Hunspell 1.1.0: UNESCO


4. siggraph's (instead of SIGGRAPH's)

MySpell 3.2: serigraph's, photograph's, serigraphs, physiography's,
             physiography, digraphs, serigraph, stratigraphy's, stratigraphy
             epigraphs

Hunspell 1.0.9: serigraph's, epigraph's, digraph's

Hunspell 1.1.0: SIGGRAPH's

--------------- end of examples --------------------

* improved testing environment with suggestion checking and memory debugging

  memory debugging of all tests with a simple command:

  VALGRIND=memcheck make check

* lots of other improvements and bug fixes (see ChangeLog)


2005-08-26: Hunspell 1.0.9 release

* improved related character map suggestion

* improved ngram suggestion

------ examples for ngram improvement (O=old, N = new ngram suggestions) --

1. Permenant (instead of Permanent)

O: Endangerment, Ferment, Fermented, Deferment's, Empowerment,
        Ferment's, Ferments, Fermenting, Countermen, Weathermen

N: Permanent, Supermen, Preferment

Note: Ngram suggestions was case sensitive.

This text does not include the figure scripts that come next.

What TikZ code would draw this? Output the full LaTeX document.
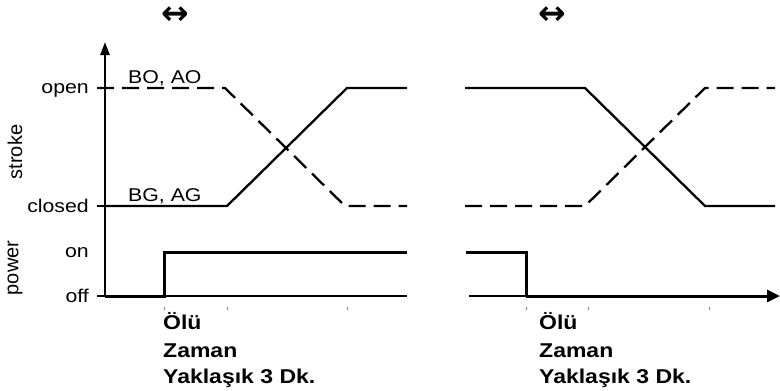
\documentclass[tikz,border=0pt]{standalone}
\usepackage{fontspec}
\setmainfont{Liberation Sans}[FakeStretch=1.15]
\newfontfamily\plainsans{Liberation Sans}
\newfontfamily\arrowfont{DejaVu Sans Bold}
\usetikzlibrary{arrows.meta}
\begin{document}
\begin{tikzpicture}[x=1pt,y=-1pt,
  lbl/.style={inner sep=0pt,font=\fontsize{18.5}{20}\selectfont},
  vlbl/.style={inner sep=0pt,rotate=90,font=\plainsans\fontsize{20}{22}\selectfont},
  note/.style={inner sep=0pt,anchor=base west,font=\fontsize{20}{24}\selectfont\bfseries},
  dbl/.style={inner sep=0pt,font=\arrowfont\fontsize{33}{34}\selectfont},
  curve/.style={line width=2.3pt,line join=miter},
  dcurve/.style={curve,dash pattern=on 17pt off 8pt},
  pwr/.style={line width=3pt,line join=miter},
  axisline/.style={line width=2.3pt},
  tickmark/.style={line width=0.9pt,gray},
]
\useasboundingbox (0,0) rectangle (780,391);
% key coordinates
\coordinate (ax0) at (105,296);
\coordinate (axtop) at (105,42);
\coordinate (tO) at (97,88);   \coordinate (aO) at (105,88);
\coordinate (tC) at (97,206);  \coordinate (aC) at (105,206);
\coordinate (tF) at (97,296);
% left stroke
\coordinate (L1) at (227,206); \coordinate (L2) at (347,88); \coordinate (L3) at (407,88);
\coordinate (D1) at (225,88);  \coordinate (D2) at (345,206); \coordinate (D3) at (407,206);
% right stroke
\coordinate (R0) at (465,88);  \coordinate (R1) at (585,88); \coordinate (R2) at (705,206); \coordinate (R3) at (775,206);
\coordinate (E0) at (465,206); \coordinate (E1) at (585,206); \coordinate (E2) at (705,88); \coordinate (E3) at (775,88);
% power
\coordinate (P1) at (164,296); \coordinate (P2) at (164,252); \coordinate (P3) at (407,252);
\coordinate (F3) at (407,296);
\coordinate (Q0) at (466,252); \coordinate (Q1) at (526,252); \coordinate (Q2) at (526,296);
\coordinate (G0) at (469,296); \coordinate (Gend) at (780,296);

% axis
\draw[axisline,-{Triangle[length=13pt,width=9pt]}] (ax0) -- (axtop);
\draw[axisline] (tO) -- (aO);
\draw[axisline] (tC) -- (aC);
\draw[axisline] (tF) -- (ax0);

% left panel
\draw[dcurve] (tO) -- (D1) -- (D2) -- (D3);
\draw[curve] (aC) -- (L1) -- (L2) -- (L3);
\draw[curve] (ax0) -- (F3);
\draw[pwr] (ax0) -- (P1) -- (P2) -- (P3);

% right panel
\draw[curve] (R0) -- (R1) -- (R2) -- (R3);
\draw[dcurve] (E0) -- (E1) -- (E2) -- (E3);
\draw[curve] (G0) -- (Q2);
\draw[pwr] (Q0) -- (Q1) -- (Q2);
\draw[pwr,-{Triangle[length=13pt,width=12pt]}] (Q2) -- (Gend);

% small ticks below
\foreach \x/\n in {164/a,227/b,347/c,526/d,588/e,709/f}{
  \coordinate (k\n1) at (\x,307); \coordinate (k\n2) at (\x,310);
  \draw[tickmark] (k\n1) -- (k\n2);
}

% labels
\node[lbl,anchor=base east] (lopen) at (89,93) {open};
\node[lbl,anchor=base east] (lclosed) at (89,212) {closed};
\node[lbl,anchor=base east] (lon) at (89,257) {on};
\node[lbl,anchor=base east] (loff) at (89,302) {off};
\node[lbl,anchor=base west] (lbo) at (128,83) {BO, AO};
\node[lbl,anchor=base west] (lbg) at (128,201) {BG, AG};
\node[vlbl] (lstroke) at (15,152) {stroke};
\node[vlbl] (lpower) at (15,268) {power};

\node[dbl] (arrL) at (175,16) {↔};
\node[dbl] (arrR) at (552,16) {↔};

\node[note] (n1a) at (163,329) {Ölü};
\node[note] (n1b) at (163,357) {Zaman};
\node[note] (n1c) at (163,383) {Yaklaşık 3 Dk.};
\node[note] (n2a) at (539,329) {Ölü};
\node[note] (n2b) at (539,357) {Zaman};
\node[note] (n2c) at (539,383) {Yaklaşık 3 Dk.};
\end{tikzpicture}
\end{document}
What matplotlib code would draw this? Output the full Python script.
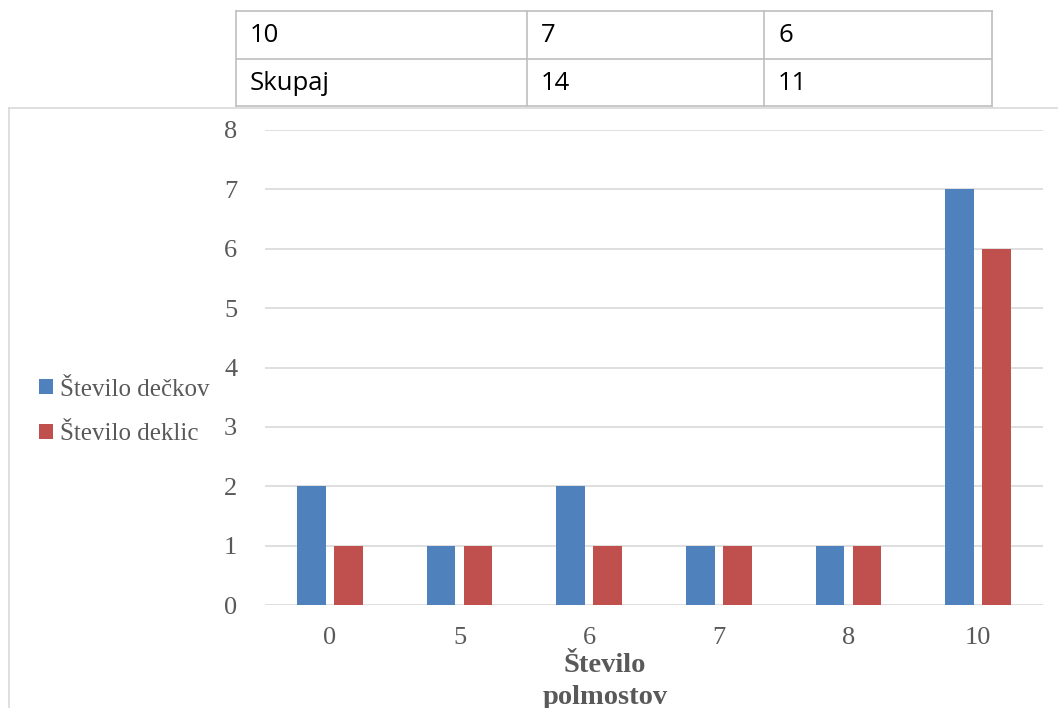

2. permenant (instead of permanent)

O: supermen, newspapermen, empowerment, endangerment, preferments,
        preferment, permanent, preferment's, permanently, impermanent

N: permanent, supermen, preferment

Note: new suggestions are also weighted with longest common subsequence,
first letter and common character positions

3. pernemant (instead of permanent)

O: pimpernel's, pimpernel, pimpernels, permanently, permanents, permanent,
        supernatant, impermanent, semipermanent, impermanently

N: permanent, supernatant, pimpernel

Note: new method also prefers root word instead of not
relevant affixes ('s, s and ly)


4. pernament (instead of permanent)

O: tournaments, tournament, ornaments, ornament's, ornamenting, ornamented,
        ornament, ornamentals, ornamental, ornamentally

N: ornamental, ornament, tournament

Note: Both ngram methods misses here.


5. obvus (instad of obvious):

O: obvious, Corvus, obverse, obviously, Jacobus, obtuser, obtuse,
        obviates, obviate, Travus

N: obvious, obtuse, obverse

Note: new method also prefers common first letters.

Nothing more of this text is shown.